A carta concluía garantindo ao Papa que “sem dúvida em toda a França, os sacerdotes, os seminários e as famílias religiosas dos dois sexos florescem na integridade; não se encontra ordem alguma, casa alguma, a respeito das quais a Santíssima Virgem poderia proferir tão atrozes palavras” (id. ibid. p. 342).

A Santa Sé conhecia muito bem o estado ‒ aliás, crítico ‒ da Igreja na França e as polêmicas suscitadas pela corrente modernista em crescimento. Na cúria vaticana do tempo de Leão XIII houve muita disparidade de opiniões sobre La Salette e o Pontífice assumiu uma posição conciliatória.

O pontificado de São Pio X significou o fim da política de aproximação com a República anti-católica francesa e o renascer feroz do anticlericalismo. O argumento em foco perdeu força de convicção.

Por fim, S.S. Bento XV proibiu a difusão da Mensagem nos termos que mencionamos num outro post. AQUI.

O que estava na mente do Papa na hora de aprovar essa interdição? Poucos documentos são tão esclarecedores quanto um relato escrito pelo embaixador Jacques Maritain, então representante diplomático da França ante a Santa Sé, descrevendo uma audiência com S.S. Bento XV.

O embaixador fora solicitar o levantamento da proibição.

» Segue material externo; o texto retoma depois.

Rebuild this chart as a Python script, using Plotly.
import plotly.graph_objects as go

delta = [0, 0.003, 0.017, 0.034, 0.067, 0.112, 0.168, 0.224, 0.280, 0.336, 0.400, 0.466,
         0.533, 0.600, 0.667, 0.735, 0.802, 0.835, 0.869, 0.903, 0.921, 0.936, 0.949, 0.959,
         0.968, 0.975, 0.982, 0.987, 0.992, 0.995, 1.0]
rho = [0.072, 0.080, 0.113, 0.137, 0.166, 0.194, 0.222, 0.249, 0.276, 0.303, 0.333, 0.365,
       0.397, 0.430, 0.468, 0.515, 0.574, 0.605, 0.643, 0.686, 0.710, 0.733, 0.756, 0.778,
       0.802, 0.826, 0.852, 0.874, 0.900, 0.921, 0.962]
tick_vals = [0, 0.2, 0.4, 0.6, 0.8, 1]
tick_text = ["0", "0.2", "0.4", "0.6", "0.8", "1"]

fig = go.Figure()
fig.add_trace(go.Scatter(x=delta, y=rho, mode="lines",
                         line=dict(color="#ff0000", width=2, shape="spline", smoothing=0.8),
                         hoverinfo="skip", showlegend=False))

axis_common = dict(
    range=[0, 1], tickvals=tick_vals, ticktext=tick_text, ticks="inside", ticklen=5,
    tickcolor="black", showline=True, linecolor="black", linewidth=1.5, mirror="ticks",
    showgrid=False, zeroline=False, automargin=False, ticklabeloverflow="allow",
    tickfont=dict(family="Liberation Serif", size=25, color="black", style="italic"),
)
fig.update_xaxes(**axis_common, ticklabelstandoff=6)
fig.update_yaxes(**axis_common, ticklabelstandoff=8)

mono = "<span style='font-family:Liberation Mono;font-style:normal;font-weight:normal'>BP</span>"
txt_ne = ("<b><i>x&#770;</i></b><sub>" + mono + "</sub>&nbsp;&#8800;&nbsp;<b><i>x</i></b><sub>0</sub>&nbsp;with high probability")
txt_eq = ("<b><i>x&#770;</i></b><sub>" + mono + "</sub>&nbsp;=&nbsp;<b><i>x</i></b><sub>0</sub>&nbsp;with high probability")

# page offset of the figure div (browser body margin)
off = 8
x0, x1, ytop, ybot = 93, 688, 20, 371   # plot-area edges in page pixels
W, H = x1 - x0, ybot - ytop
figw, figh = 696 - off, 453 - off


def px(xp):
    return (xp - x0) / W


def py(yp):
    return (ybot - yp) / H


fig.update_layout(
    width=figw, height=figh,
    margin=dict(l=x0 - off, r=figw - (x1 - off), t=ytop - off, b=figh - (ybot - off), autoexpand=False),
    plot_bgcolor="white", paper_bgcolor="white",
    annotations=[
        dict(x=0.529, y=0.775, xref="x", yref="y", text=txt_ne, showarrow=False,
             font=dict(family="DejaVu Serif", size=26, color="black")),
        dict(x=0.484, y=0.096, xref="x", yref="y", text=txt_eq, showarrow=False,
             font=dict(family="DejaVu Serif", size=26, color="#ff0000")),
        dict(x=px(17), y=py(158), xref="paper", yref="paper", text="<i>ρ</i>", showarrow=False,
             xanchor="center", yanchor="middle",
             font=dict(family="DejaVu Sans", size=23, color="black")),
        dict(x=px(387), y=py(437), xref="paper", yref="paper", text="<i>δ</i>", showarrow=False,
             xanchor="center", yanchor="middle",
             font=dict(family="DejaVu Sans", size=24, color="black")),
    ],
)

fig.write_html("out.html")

A embaixatriz Raisa Maritain esteve presente tendo tomado parte na animada audiência que, entre outras coisas, descreveu assim:

S.S.Bento XV
S.S.Bento XV
“’La Salette!’, disse ele com um olhar vivo e interessado.Ele próprio explicou longamente seus sentimentos sobre a questão:

“‘A aparição está fora de dúvida; mas as palavras da Santa Virgem a Mélanie, em particular quando na mensagem secreta elas exprimem tanta severidade em relação ao clero, são bem certas? Eis o ponto da discussão! 

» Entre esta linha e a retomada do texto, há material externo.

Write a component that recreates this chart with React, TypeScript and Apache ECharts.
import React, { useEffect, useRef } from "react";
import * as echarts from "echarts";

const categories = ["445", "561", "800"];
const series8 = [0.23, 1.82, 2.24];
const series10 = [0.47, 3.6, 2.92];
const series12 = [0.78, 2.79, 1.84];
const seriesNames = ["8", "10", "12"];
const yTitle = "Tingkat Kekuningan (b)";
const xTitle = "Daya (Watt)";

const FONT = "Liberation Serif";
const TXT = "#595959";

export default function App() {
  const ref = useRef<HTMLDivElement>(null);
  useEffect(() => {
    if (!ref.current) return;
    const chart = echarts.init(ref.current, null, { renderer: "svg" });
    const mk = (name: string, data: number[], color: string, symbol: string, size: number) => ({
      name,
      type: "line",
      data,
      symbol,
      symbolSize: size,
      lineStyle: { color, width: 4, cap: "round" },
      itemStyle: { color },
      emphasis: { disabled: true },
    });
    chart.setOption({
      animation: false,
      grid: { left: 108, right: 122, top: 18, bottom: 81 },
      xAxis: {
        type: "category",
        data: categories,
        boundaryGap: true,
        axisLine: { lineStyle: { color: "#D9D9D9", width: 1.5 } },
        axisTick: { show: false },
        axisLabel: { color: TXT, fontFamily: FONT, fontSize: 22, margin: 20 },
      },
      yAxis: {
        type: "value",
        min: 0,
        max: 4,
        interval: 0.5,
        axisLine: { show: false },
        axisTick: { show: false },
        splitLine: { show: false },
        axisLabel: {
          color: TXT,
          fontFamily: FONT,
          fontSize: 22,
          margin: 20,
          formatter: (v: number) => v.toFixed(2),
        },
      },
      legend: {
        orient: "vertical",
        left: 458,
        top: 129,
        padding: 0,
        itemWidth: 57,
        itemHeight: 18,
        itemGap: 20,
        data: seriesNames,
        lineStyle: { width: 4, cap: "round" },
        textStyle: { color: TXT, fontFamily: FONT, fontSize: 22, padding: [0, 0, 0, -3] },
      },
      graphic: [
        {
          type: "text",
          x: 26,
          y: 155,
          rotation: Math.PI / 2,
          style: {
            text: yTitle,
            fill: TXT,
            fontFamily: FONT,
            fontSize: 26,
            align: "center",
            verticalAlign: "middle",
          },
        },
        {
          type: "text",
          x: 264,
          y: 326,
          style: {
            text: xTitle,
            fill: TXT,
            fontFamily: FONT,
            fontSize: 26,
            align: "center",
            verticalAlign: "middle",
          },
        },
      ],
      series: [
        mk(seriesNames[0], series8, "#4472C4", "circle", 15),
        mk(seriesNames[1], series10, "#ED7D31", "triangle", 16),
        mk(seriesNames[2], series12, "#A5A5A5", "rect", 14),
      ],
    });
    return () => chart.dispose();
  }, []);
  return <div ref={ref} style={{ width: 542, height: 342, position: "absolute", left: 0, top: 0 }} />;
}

Que ela se tenha queixado do clero falando em termos gerais é bem possível, mas os termos tal vez foram exagerados pela fantasia (a imaginação) de Mélanie, quaisquer que sejam a sinceridade e as boas disposições dela.

“Brevemente, se é uma mensagem secreta, quoad substantiam concedo, quoad singula verbe nego (concedo no que diz à essência, nego no que se refere a cada palavra). O Santo Ofício quer evitar o escândalo, pacificar os espíritos, evitar que o povo cristão se afaste dos sacerdotes, que já tantos inimigos quereriam acabrunhar.’ [...]

“Depois, com grande doçura :

“– ‘Mas o Sr., o Sr. acredita que a Santa Virgem falou assim, ao pé da letra?’ [...]

“– ‘Sim, Santíssimo Padre, eu acredito que Mélanie era uma santa e que o que ela referiu é verdadeiro ao pé da letra. Eu conheço muitos detalhes sobre sua vida. Ela era estigmatizada. Ela sofreu muito por fidelidade à sua missão...’

“– ‘Sim, eu sei, disse o Papa que não parecia muito ofendido com minha resposta. Não se pode falar dela tudo o que se reprocha do outro vidente.’

“– ‘Mas ele foi muito caluniado também. Ele não teve as graças extraordinárias com que Mélanie foi favorecida. Mas era um bom cristão.’

“Raisa :

“– ‘Um coração simples.’

“– ‘Mas a Sra. também acredita? A Sra. também tem devoção a Nossa Senhora de La Salette?’

“– ‘Sim, Santíssimo Padre’ (ela disse isso compenetrada, malgrado o temor de avançar demais intervindo na conversa).

“– ‘Sim, eu sei, há muitas pessoas na França que tem grande devoção a Nossa Senhora de La Salette. Maior que outros têm a Nossa Senhora de Lourdes, não é?’

“Eu disse:

“– ‘É que a Santa Virgem chorou em La Salette, é por causa de suas lágrimas.’

“– ‘As lágrimas’, acrescentou Raisa, ‘expressam bem o estado atual do mundo.’

“O Papa ficou silencioso. Parecia tocado, seu rosto estava grave. Depois de um momento me disse:

“– ‘Pois bem, eis o que deveis fazer. Ide ver Nosso Irmão o Cardeal Billot (...) abri para ele vosso coração. (...) Se o bom Deus quiser se servir de vós na ocorrência, Ele inspirará a resposta que convém’.” (Laurentin-Corteville, “Découverte du secret de La Salette”, Fayard, Paris, 2002, p 140-142).

Não conhecemos o desdobramento do caso. O certo é que o embaixador francês não obteve o que desejava. Só a redescoberta dos documentos originais em 1999 dissolveu definitivamente as dificuldades apresentadas por S.S. Bento XV.